_THE EXERCISE_:
Both boundary lines count: repeat, exactly and alone, the lines from the one containing "Convert this chart to matplotlib code." to the one containing "plt.rcParams['font.family'] = ['Liberation", with pictures left out.

_EXERCISE INPUTS_:
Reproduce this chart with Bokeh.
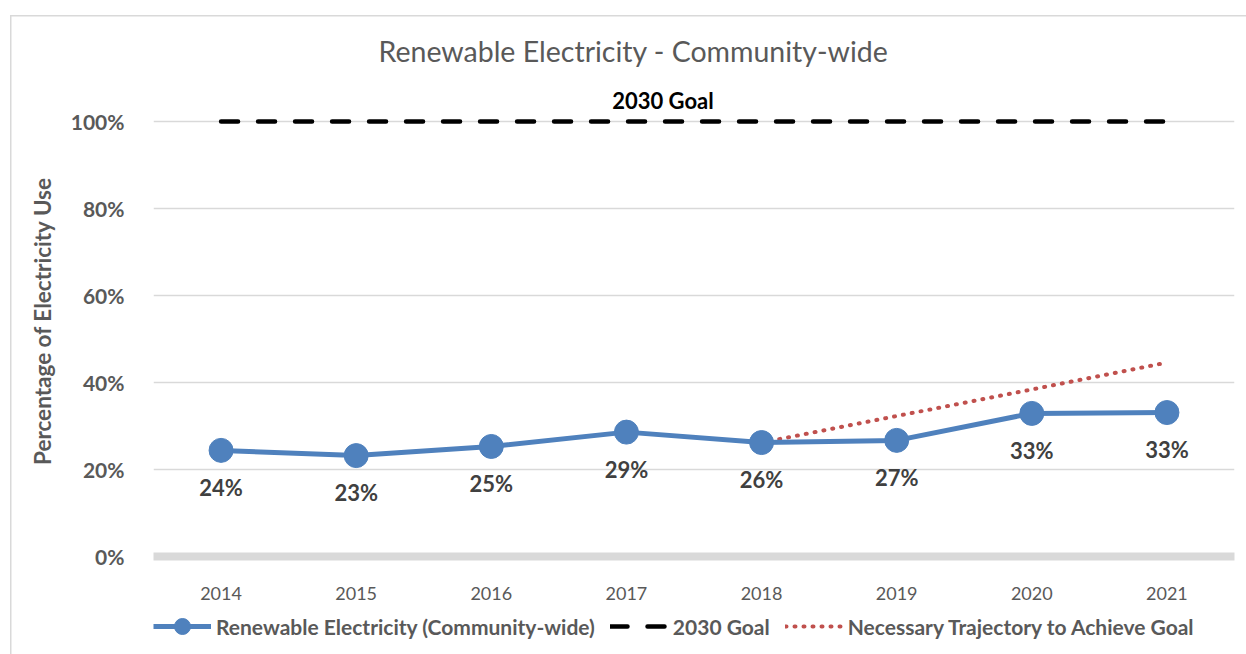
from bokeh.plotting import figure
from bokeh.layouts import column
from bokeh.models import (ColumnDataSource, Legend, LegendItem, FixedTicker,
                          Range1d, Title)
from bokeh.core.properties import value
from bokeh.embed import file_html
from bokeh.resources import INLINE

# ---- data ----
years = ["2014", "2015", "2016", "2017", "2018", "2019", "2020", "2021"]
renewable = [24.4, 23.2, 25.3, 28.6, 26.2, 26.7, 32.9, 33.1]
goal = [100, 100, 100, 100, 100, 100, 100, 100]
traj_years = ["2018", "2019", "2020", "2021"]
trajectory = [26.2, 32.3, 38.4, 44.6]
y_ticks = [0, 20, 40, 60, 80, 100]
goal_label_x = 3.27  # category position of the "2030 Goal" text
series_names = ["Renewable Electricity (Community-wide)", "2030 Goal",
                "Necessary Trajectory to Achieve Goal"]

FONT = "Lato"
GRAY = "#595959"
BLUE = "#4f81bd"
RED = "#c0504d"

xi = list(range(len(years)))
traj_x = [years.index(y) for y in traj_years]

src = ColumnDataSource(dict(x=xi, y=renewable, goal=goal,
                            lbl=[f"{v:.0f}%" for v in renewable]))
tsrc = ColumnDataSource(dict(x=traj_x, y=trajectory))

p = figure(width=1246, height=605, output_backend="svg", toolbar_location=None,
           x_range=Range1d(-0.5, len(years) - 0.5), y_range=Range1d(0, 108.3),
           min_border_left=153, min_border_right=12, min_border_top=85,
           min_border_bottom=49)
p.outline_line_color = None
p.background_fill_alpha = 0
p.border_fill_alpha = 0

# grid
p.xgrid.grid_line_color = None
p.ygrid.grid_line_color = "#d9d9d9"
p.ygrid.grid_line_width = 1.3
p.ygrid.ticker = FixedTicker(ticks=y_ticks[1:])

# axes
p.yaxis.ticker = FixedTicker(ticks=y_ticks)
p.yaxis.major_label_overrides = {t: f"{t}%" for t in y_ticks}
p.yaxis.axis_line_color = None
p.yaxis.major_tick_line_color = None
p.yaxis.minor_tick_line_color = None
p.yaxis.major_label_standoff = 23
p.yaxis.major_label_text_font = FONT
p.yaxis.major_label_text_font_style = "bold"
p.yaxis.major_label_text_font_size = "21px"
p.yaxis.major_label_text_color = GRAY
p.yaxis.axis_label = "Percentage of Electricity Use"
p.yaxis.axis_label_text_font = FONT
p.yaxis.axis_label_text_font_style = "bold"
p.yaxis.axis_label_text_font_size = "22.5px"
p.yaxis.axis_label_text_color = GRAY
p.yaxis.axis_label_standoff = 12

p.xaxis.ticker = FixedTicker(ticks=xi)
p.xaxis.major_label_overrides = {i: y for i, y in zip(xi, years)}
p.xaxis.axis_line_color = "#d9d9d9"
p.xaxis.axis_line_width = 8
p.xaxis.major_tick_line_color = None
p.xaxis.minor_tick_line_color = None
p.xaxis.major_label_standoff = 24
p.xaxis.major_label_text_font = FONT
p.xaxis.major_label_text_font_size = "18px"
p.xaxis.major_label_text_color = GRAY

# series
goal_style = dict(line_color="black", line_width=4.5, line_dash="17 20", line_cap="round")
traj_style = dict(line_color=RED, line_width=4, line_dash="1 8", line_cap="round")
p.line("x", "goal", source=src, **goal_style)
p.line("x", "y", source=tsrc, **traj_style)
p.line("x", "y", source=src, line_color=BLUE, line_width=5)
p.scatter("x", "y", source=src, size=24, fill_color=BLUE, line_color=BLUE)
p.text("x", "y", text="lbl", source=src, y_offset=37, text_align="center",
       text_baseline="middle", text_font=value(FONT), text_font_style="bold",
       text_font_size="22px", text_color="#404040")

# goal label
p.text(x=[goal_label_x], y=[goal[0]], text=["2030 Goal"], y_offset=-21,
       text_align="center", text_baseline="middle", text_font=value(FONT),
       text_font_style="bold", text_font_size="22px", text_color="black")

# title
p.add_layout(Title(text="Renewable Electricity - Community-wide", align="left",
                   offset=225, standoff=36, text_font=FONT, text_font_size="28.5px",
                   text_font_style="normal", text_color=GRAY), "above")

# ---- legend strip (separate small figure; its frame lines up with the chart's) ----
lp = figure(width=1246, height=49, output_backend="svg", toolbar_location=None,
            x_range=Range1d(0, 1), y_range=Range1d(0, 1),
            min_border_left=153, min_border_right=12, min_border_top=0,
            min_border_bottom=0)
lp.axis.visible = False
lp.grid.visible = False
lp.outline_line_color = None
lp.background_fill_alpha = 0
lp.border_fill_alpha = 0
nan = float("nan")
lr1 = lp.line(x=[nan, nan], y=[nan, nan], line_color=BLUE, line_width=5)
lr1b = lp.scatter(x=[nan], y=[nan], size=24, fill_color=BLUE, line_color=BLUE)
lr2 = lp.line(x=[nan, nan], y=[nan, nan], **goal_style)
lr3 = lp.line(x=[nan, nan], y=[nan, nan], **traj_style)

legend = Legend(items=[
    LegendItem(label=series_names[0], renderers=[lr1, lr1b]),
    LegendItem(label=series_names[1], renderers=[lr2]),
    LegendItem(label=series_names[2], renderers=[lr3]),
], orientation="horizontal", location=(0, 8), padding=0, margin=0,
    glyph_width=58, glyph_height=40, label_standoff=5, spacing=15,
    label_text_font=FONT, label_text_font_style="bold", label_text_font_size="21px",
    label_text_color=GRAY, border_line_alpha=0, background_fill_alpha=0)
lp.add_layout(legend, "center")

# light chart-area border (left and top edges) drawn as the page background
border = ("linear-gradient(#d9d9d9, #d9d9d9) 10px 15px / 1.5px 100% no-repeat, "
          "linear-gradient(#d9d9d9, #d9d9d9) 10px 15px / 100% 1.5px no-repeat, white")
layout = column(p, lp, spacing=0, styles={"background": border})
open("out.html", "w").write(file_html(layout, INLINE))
--
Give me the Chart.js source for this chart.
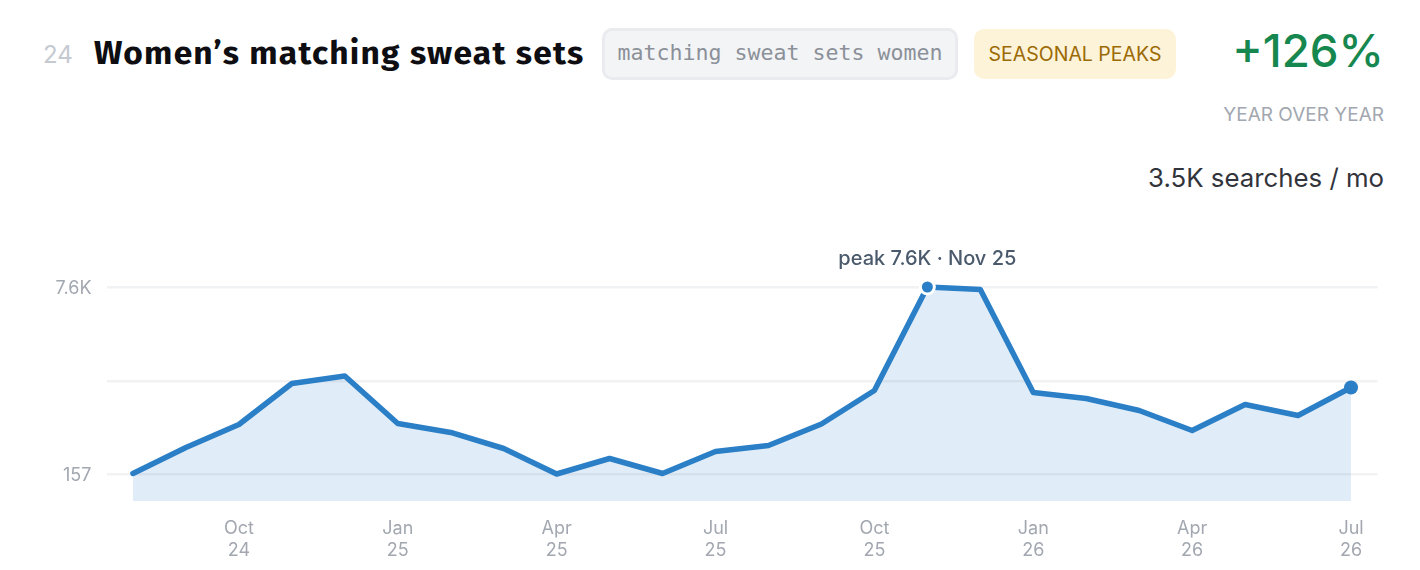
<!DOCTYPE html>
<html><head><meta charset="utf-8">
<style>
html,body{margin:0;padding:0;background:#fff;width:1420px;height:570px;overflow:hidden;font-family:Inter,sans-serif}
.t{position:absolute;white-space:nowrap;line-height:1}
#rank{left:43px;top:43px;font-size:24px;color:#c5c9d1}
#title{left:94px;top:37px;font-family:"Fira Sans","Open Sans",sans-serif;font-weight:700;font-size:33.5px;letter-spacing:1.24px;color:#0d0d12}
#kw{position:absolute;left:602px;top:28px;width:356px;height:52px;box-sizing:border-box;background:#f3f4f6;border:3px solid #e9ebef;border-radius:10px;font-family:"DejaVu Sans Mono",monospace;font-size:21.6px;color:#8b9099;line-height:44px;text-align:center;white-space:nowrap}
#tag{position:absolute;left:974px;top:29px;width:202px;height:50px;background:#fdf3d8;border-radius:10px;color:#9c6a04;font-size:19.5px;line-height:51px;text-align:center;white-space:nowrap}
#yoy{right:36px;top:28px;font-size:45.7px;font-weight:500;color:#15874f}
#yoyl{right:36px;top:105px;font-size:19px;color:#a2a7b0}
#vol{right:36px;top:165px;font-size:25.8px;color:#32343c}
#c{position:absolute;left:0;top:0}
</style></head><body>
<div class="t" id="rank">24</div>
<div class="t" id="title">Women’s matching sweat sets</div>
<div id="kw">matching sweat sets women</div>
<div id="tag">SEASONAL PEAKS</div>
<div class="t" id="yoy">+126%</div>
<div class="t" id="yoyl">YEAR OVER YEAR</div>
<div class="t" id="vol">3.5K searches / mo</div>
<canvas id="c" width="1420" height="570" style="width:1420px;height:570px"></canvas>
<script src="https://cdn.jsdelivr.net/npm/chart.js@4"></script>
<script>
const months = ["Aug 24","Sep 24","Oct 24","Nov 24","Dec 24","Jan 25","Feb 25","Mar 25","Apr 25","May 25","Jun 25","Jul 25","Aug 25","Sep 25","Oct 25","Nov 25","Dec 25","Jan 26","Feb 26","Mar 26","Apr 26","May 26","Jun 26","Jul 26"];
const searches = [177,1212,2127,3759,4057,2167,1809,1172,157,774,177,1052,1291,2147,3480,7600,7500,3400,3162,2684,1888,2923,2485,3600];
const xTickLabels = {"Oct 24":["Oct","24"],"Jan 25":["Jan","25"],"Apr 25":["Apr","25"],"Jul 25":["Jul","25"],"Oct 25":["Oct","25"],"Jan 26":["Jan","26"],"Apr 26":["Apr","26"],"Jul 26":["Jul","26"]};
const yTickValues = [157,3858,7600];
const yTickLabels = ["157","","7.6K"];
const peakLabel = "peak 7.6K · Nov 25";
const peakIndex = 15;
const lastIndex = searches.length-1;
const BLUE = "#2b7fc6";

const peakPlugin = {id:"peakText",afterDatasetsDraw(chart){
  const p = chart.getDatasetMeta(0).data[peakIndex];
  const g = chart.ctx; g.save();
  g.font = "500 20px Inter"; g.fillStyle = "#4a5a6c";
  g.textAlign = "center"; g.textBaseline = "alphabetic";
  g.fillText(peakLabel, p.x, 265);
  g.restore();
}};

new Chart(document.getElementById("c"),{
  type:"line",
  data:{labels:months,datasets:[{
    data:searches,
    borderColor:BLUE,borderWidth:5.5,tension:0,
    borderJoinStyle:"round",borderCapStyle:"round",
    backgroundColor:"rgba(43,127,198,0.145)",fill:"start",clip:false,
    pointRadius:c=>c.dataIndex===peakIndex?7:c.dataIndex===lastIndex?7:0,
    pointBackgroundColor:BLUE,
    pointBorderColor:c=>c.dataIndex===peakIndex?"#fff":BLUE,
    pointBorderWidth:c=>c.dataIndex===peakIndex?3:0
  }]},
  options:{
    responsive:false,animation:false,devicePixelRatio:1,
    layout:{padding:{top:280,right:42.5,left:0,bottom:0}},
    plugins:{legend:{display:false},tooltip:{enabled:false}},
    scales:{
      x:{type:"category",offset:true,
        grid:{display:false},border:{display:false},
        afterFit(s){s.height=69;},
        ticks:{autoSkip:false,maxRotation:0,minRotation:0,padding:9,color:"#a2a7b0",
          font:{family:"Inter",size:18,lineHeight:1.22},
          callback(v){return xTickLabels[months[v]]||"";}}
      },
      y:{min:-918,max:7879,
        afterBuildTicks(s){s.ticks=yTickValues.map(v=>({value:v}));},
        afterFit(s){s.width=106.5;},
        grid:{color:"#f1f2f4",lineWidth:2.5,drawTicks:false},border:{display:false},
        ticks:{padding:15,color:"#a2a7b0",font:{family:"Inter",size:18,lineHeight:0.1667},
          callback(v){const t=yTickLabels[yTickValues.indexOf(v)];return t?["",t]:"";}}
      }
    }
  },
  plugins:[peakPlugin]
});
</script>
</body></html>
...
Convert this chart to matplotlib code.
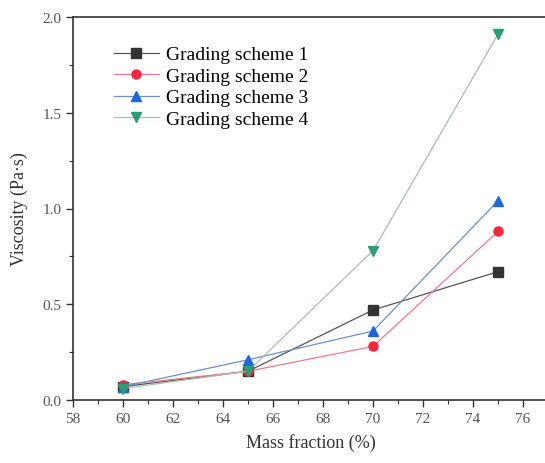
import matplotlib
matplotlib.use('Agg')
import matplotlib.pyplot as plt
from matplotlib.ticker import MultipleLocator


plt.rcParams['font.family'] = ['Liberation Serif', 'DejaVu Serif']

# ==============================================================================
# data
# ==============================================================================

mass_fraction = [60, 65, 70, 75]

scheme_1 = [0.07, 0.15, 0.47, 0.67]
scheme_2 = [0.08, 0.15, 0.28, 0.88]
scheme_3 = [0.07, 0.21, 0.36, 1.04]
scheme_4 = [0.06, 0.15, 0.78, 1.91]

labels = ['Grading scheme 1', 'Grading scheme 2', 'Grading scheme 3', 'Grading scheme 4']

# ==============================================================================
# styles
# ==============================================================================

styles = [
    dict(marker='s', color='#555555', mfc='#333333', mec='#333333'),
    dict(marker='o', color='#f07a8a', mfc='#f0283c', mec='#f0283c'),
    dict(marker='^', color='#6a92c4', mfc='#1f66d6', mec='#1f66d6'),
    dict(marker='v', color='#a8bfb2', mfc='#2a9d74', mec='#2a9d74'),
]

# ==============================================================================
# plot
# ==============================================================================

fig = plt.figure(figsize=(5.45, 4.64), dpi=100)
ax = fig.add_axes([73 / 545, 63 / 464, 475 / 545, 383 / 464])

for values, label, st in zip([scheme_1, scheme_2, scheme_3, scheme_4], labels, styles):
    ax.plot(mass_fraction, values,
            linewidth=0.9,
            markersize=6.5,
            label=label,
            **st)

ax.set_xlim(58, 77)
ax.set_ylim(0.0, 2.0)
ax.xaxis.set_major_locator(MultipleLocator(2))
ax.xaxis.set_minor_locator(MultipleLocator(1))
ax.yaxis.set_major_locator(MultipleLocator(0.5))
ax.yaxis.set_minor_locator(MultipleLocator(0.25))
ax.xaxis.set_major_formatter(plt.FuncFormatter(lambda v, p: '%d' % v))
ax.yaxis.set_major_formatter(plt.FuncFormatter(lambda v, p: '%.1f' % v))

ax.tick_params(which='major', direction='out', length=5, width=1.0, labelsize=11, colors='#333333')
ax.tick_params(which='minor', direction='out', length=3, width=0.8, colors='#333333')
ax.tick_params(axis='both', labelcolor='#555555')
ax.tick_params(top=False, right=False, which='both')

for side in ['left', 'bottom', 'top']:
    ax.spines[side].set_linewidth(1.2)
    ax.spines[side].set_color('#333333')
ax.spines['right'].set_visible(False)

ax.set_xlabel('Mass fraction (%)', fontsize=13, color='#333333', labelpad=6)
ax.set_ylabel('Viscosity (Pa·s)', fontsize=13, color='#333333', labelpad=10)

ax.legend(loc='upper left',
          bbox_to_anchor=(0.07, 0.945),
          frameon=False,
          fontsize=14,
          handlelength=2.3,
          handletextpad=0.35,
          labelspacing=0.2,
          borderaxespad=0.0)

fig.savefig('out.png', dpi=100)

_ANSWER BELOW_:
Convert this chart to matplotlib code.
import matplotlib
matplotlib.use('Agg')
import matplotlib.pyplot as plt
from matplotlib.ticker import MultipleLocator


plt.rcParams['font.family'] = ['Liberation Serif', 'DejaVu Serif']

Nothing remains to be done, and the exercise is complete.